In the announcement, Satya Nadella expressed confidence that the organization will emerge stronger and more competitive from the decision “difficult but necessary”. It’s unclear exactly which departments are affected, but Microsoft made clear the redundancies were a result of it reprioritizing different areas of the business and that it would still be hiring in “key strategic areas”.
“These decisions are difficult, but necessary. They are especially difficult because they impact people and people’s lives – our colleagues and friends.”
Approximately 10,000 jobs, representing less than 5% of Microsoft’s workforce, will be eliminated by the end of the third quarter of the fiscal year 2023. “We will treat our people with dignity and respect, and act transparently,” said Nadella. “These decisions are difficult but necessary. They are especially difficult because they impact people and people’s lives – our colleagues and friends.”
Nadella also said the layoffs would force Microsoft and its employees to change their minds to meet the industry’s challenges. “When I think about the start of 2023, it’s showtime – for our industry and for Microsoft,” he said.
“As a company, our success must be aligned to the world’s success. That means every one of us and every team across the company must raise the bar and perform better than the competition to deliver meaningful innovation that customers, communities, and countries can truly benefit from.”
Prior to announcing these layoffs, Microsoft implemented a policy of unlimited time off.
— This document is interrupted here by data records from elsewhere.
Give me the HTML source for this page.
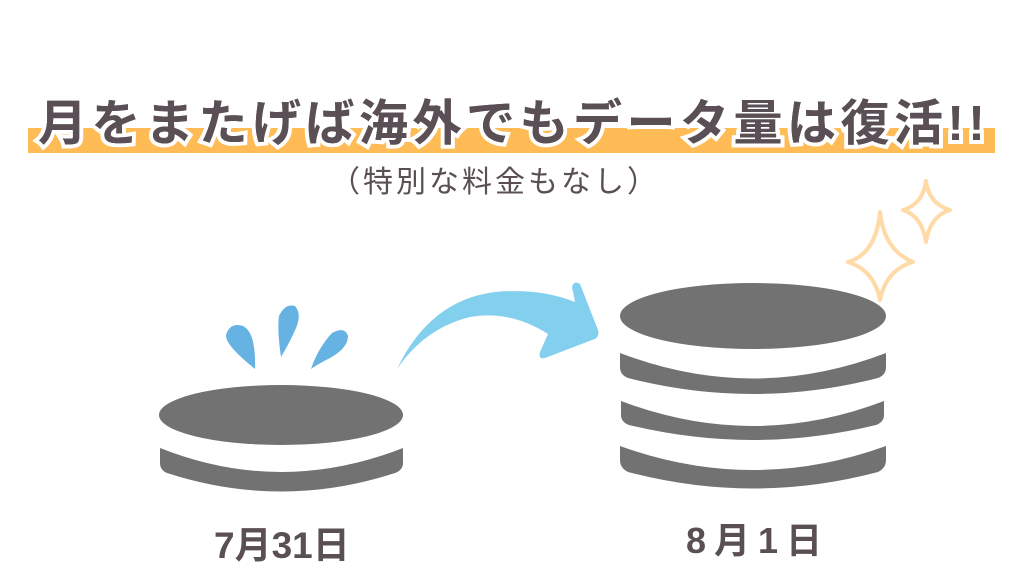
<!DOCTYPE html>
<html><head><meta charset="utf-8"><style>
body{margin:0;width:1024px;height:576px;background:#fff;overflow:hidden;position:relative;font-family:"Liberation Sans","Noto Sans CJK JP",sans-serif;}
.t{position:absolute;color:#5a4f55;font-weight:bold;white-space:nowrap;}
</style></head><body>
<div style="position:absolute;left:28px;top:128px;width:967px;height:25px;background:#ffbb55"></div>
<div class="t" style="left:38px;top:84px;font-size:49px;letter-spacing:4.5px;-webkit-text-stroke:8px #fff;paint-order:stroke fill;">月をまたげば海外でもデータ量は復活!!</div>
<div class="t" style="left:38px;top:84px;font-size:49px;letter-spacing:4.5px;">月をまたげば海外でもデータ量は復活!!</div>
<div class="t" style="left:330px;top:157px;font-size:30px;letter-spacing:3px;font-weight:normal;">（特別な料金もなし）</div>
<div class="t" style="left:214px;top:515px;font-size:37px;">7月31日</div>
<div class="t" style="left:686px;top:512px;font-size:36px;letter-spacing:8px;">8月1日</div>
<svg width="1024" height="576" style="position:absolute;left:0;top:0">
<g fill="#727272">
<ellipse cx="281" cy="415" rx="122" ry="30"/>
<path d="M160 448 Q281 496 403 448 L403 463 Q403 470 395 473 Q281 510 167 473 Q160 470 160 463Z"/>
<ellipse cx="753" cy="316" rx="133" ry="33"/>
<path d="M620 353 Q753 404 886 353 L886 367 Q886 375 878 378 Q753 410 628 378 Q620 375 620 367Z"/>
<path d="M621 401 Q753 451 884 401 L884 415 Q884 422 876 425 Q753 455 629 425 Q621 422 621 415Z"/>
<path d="M620 446 Q753 494 886 446 L886 460 Q886 468 878 472 Q753 505 628 472 Q620 468 620 460Z"/>
</g>
<g fill="#66b3e3">
<path d="M255 369 Q225 345 226 335 Q230 322 243 326 Q256 332 255 369Z"/>
<path d="M281 357 Q277 330 279 316 Q285 303 295 306 Q302 314 296 328 Q290 342 281 357Z"/>
<path d="M311 369 Q318 348 332 333 Q345 326 348 336 Q348 348 330 358 Q318 364 311 369Z"/>
</g>
<path fill="#82cfee" d="M397 369 Q430 300 495 292 Q540 288 575 302 L572 287 Q574 280 580 284 L598 330 Q600 338 592 340 L545 358 Q538 360 540 352 L548 334 Q510 310 470 317 Q425 328 397 369Z"/>
<g fill="none" stroke="#ffd9a6" stroke-width="4" stroke-linejoin="round">
<path d="M880 212 Q884 250 913 262 Q886 270 880 300 Q874 270 848 262 Q876 254 880 212Z"/>
<path d="M926 181 Q929 204 950 210 Q930 216 926 242 Q922 216 903 210 Q923 204 926 181Z"/>
</g>
</svg>
</body></html>
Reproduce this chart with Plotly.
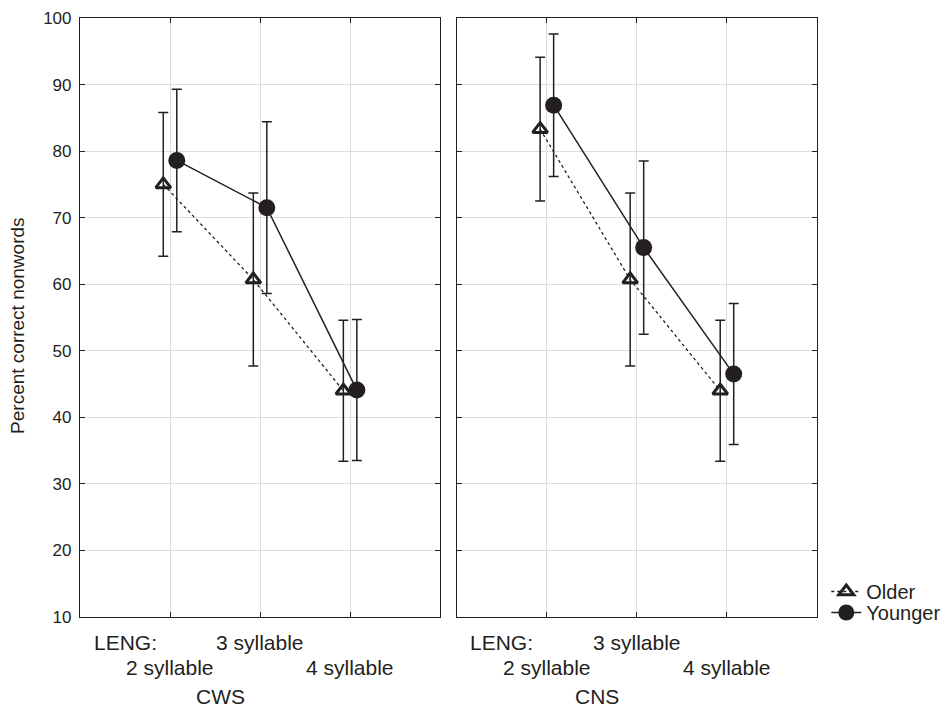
import plotly.graph_objects as go

categories = ["2 syllable", "3 syllable", "4 syllable"]
groups = ["CWS", "CNS"]

cws_older = [75.0, 60.7, 44.0]
cws_older_err = [10.8, 13.0, 10.6]
cws_younger = [78.6, 71.5, 44.1]
cws_younger_err = [10.7, 12.9, 10.6]

cns_older = [83.3, 60.7, 44.0]
cns_older_err = [10.8, 13.0, 10.6]
cns_younger = [86.9, 65.5, 46.5]
cns_younger_err = [10.7, 13.0, 10.6]

yticks = [10, 20, 30, 40, 50, 60, 70, 80, 90, 100]

INK = "#231f20"
FONT = "Liberation Sans, Arial, sans-serif"
base = [1, 2, 3]
off = 0.075

fig = go.Figure()

panels = [
    ("x", "y", cws_older, cws_older_err, cws_younger, cws_younger_err, True),
    ("x2", "y2", cns_older, cns_older_err, cns_younger, cns_younger_err, False),
]
for xa, ya, o, oe, yv, ye, show in panels:
    fig.add_trace(go.Scatter(
        x=[b - off for b in base], y=o, xaxis=xa, yaxis=ya, name="Older",
        mode="lines+markers", showlegend=show, legend="legend",
        line=dict(color=INK, width=1.3, dash="dot"),
        marker=dict(symbol="triangle-up-open", size=13, color=INK,
                    line=dict(width=3, color=INK)),
        error_y=dict(type="data", array=oe, visible=True, color=INK,
                     thickness=1.5, width=5),
    ))
    fig.add_trace(go.Scatter(
        x=[b + off for b in base], y=yv, xaxis=xa, yaxis=ya, name="Younger",
        mode="lines+markers", showlegend=show, legend="legend2",
        line=dict(color=INK, width=1.5),
        marker=dict(symbol="circle", size=17, color=INK),
        error_y=dict(type="data", array=ye, visible=True, color=INK,
                     thickness=1.5, width=5),
    ))

axis_common = dict(
    showgrid=True, gridcolor="#dcdcdc", gridwidth=1,
    showline=True, linecolor="#222", linewidth=1.2, mirror="ticks",
    ticks="inside", ticklen=5, tickcolor="#222", zeroline=False,
    automargin=False,
)
W = 736.7
leg_common = dict(xanchor="left", yanchor="top", font=dict(size=20),
                  bgcolor="rgba(0,0,0,0)", itemwidth=30)
fig.update_layout(
    width=944, height=709,
    margin=dict(l=80, r=127.3, t=18, b=92, autoexpand=False),
    paper_bgcolor="white", plot_bgcolor="white",
    font=dict(family=FONT, size=21, color=INK),
    xaxis=dict(domain=[0, 360 / W], range=[0, 4], tickvals=base,
               showticklabels=False, anchor="y", **axis_common),
    xaxis2=dict(domain=[376.7 / W, 1], range=[0, 4], tickvals=base,
                showticklabels=False, anchor="y2", **axis_common),
    yaxis=dict(range=[10, 100], tickvals=yticks, anchor="x",
               tickfont=dict(size=17), ticklabelstandoff=4, **axis_common),
    yaxis2=dict(range=[10, 100], tickvals=yticks, anchor="x2",
                showticklabels=False, **axis_common),
    legend=dict(x=1.0126, y=0.0751, **leg_common),
    legend2=dict(x=1.0126, y=0.0401, **leg_common),
)

fig.add_annotation(x=-0.0842, y=0.4875, xref="paper", yref="paper",
                   text="Percent correct nonwords", textangle=-90,
                   showarrow=False, font=dict(size=19),
                   xanchor="center", yanchor="middle")

for xr, grp in (("x", groups[0]), ("x2", groups[1])):
    fig.add_annotation(x=0.5, y=-0.042, xref=xr, yref="paper", text="LENG:",
                       showarrow=False, yanchor="middle")
    fig.add_annotation(x=2, y=-0.042, xref=xr, yref="paper", text=categories[1],
                       showarrow=False, yanchor="middle")
    fig.add_annotation(x=1, y=-0.0835, xref=xr, yref="paper", text=categories[0],
                       showarrow=False, yanchor="middle")
    fig.add_annotation(x=3, y=-0.0835, xref=xr, yref="paper", text=categories[2],
                       showarrow=False, yanchor="middle")
    fig.add_annotation(x=1.56, y=-0.133, xref=xr, yref="paper", text=grp,
                       showarrow=False, yanchor="middle")

fig.write_html(
    "out.html",
    config={"displayModeBar": False},
    post_script=(
        "document.documentElement.style.margin='0';"
        "document.body.style.margin='0';"
        "document.documentElement.style.overflow='hidden';"
        "document.body.style.overflow='hidden';"
    ),
)
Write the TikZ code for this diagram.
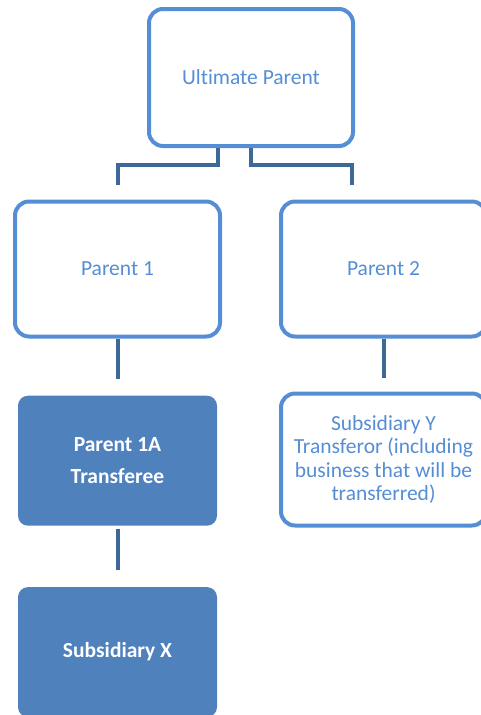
\documentclass[tikz,border=0pt]{standalone}
\usepackage{fontspec}
\setmainfont[Ligatures=CommonOff]{Carlito}
\usepackage{tikz}
\usetikzlibrary{positioning,calc}
\definecolor{edge}{RGB}{85,142,213}
\definecolor{solid}{RGB}{79,129,189}
\definecolor{link}{RGB}{62,104,152}

\begin{document}
\begin{tikzpicture}[
    x=1pt, y=1pt,
    node distance=20pt,
    openbox/.style={rectangle, draw=edge, line width=4pt, rounded corners=14pt, fill=white, minimum width=205pt, minimum height=135pt, align=center, text=edge, font=\fontsize{21.5}{23.5}\selectfont},
    fullbox/.style={rectangle, fill=solid, rounded corners=10pt, minimum width=199pt, minimum height=130pt, align=center, text=white, font=\fontsize{21.5}{23.5}\selectfont\bfseries},
    tie/.style={draw=link, line width=4pt},
]
\useasboundingbox (0,0) rectangle (480,-715);

% === TOP ===
\node[openbox, minimum width=204pt, minimum height=137pt] (ultimate) at (251,-77.5) {Ultimate Parent};

% === PARENTS ===
\node[openbox] (parent1) at (117.5,-269) {Parent 1};
\node[openbox, right=57pt of parent1] (parent2) {Parent 2};

% === LOWER LEVEL ===
\node[fullbox, below=57pt of parent1] (parent1a) {Parent 1A\\[9pt]Transferee};
\node[openbox, below=53pt of parent2, minimum height=132pt] (subY) {Subsidiary Y\\Transferor (including\\business that will be\\transferred)};
\node[fullbox, below=61pt of parent1a] (subX) {Subsidiary X};

% === CONNECTORS ===
\draw[tie] ([xshift=-33pt]ultimate.south) |- ([yshift=35pt]parent1.north) -- ([yshift=15pt]parent1.north);
\draw[tie] (ultimate.south) |- ([xshift=-32pt,yshift=35pt]parent2.north) -- ([xshift=-32pt,yshift=15pt]parent2.north);
\draw[tie] (parent1.south) -- ([yshift=17pt]parent1a.north);
\draw[tie] (parent2.south) -- ([yshift=14pt]subY.north);
\draw[tie] ([yshift=-3pt]parent1a.south) -- ([yshift=17pt]subX.north);

\end{tikzpicture}
\end{document}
Any unused vacation time at Microsoft will be paid out in April, and supervisors can agree to unlimited “discretionary time off” in the same month. Reactions to the policy have been mixed, with some employees appreciating its flexibility and others complaining that it offers no guarantees.
The news comes after Nadella said at the World Economic Forum in Switzerland that Microsoft is trying to buy Activision Blizzard to better compete with bigger players in the market such as Sony and Tencent. As detailed in The Wall Street Journal, “Being a No. 4 player trying to add some content and create more opportunity for more publishers, more gamers to be able to enjoy–I mean if you believe in competition, you should believe in this deal,”
Nadella hinted that companies like Microsoft would struggle over the next two years, and these latest cuts are an example of that. As the tech industry adapts to the ever-changing economic climate, layoffs and adjustments are inevitable, but the scale seen in recent months from Microsoft, Amazon, Meta, etc. is new, especially after years of tech flying high.